Copycatting or rip offs–it’s all the same in modern China and must go

News the Chinese leadership intends to spark a major shift to a more market led economy is attracting considerable attention. In doing so, the country’s leadership is widely seen as facing formidable social, cultural and ethical challenges.

Apart from tackling the endemic corruption which so often undermines or obstructs market led solutions, one of the most obvious challenges seldom mentioned in the West, is the unenviable task of dealing with endemic copycatting.

According to prize-winning Chinese author Yu Hua: “Moral bankruptcy and confusion of rights and wrongs lie at the heart of modern China.” This finds particular expression he argues, in the phenomenon widely known there as copycatting.

A more accurate and westernised version is “complete rip offs.

Within modern China this amoral and damaging cult has somehow acquired widespread acceptance—a  dubious kind of respectability.

“Plagiarism, piracy, burlesque, parody slander and other actions, originally seen as vulgar or illegal have been given reason to exist.”
Yu Hua, Chinese commentator 1  

This destructive plague of unethical behaviour reportedly pervades almost every aspect of the country’s society. Copycatting is omnipresent in China,  and is one of the most commonly used terms in China today.

China’s leadership has the consolation of knowing it is certainly not alone in wondering how to deal with constant and outrageous ripoffs. For example, the present dispute between Apple and Samsung rests entirely on the belief of the former that its Iphone designs have been unscrupulously ripped off by its South Korean competitor.

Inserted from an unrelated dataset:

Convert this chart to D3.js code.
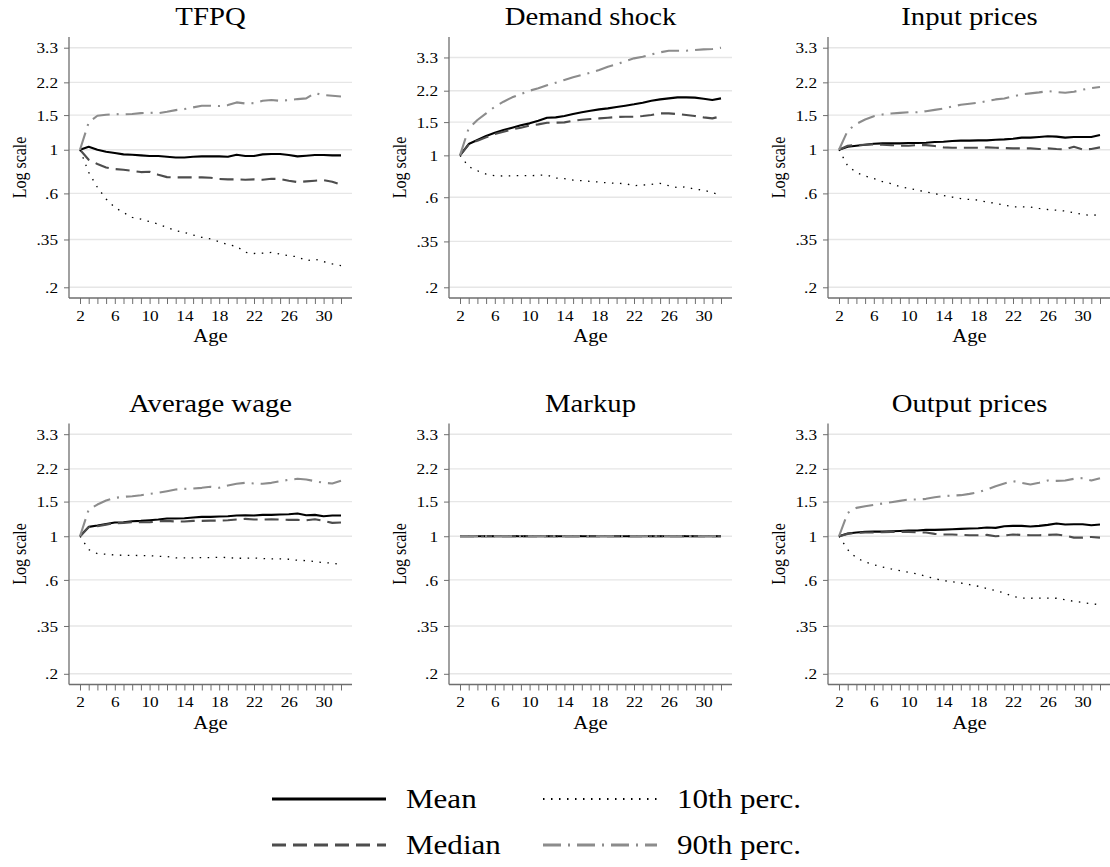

In the UK, too large a proportion of Dyson’s profits are regularly diverted in trying to stop less fastidiously honest competitors from ripping off its designs and technical advances. Since most vacuum cleaners now look flatteringly like a Dyson, it suggests stopping ripoffs is both costly and often unsuccessful.

If the Chinese leadership genuinely wants to allow more market forces to succeed, it must surely involve changing the culture in which copycatting is hardly even seen as wrong.

Business leaders for example, will need to learn to develop their moral compass, or even find it in the first place and speak up against copycatting and outlaw it within their own organisations.

China’s many social contradictions have provoked “confusion in people’s value systems”. So it is hardly surprising the country regularly appears amongst one of the hardest nations in which to do business and one of the most corrupt. 2

If the desired market forces are indeed to be unleashed, doing something unethical or irresponsible cannot continue to be justified on the highly dubious grounds that it is “merely” copycatting.

1 Yu Hua,  Chinese commentator in Ten Words, Duckworth Overlook, 2012
2 In Transparency International’s rankings, China ranks in joint 80th place, with Serbia, Trinidad and Tobago. Previously it ranked 75th out of 183 countries–though the two results may not be strictly comparable.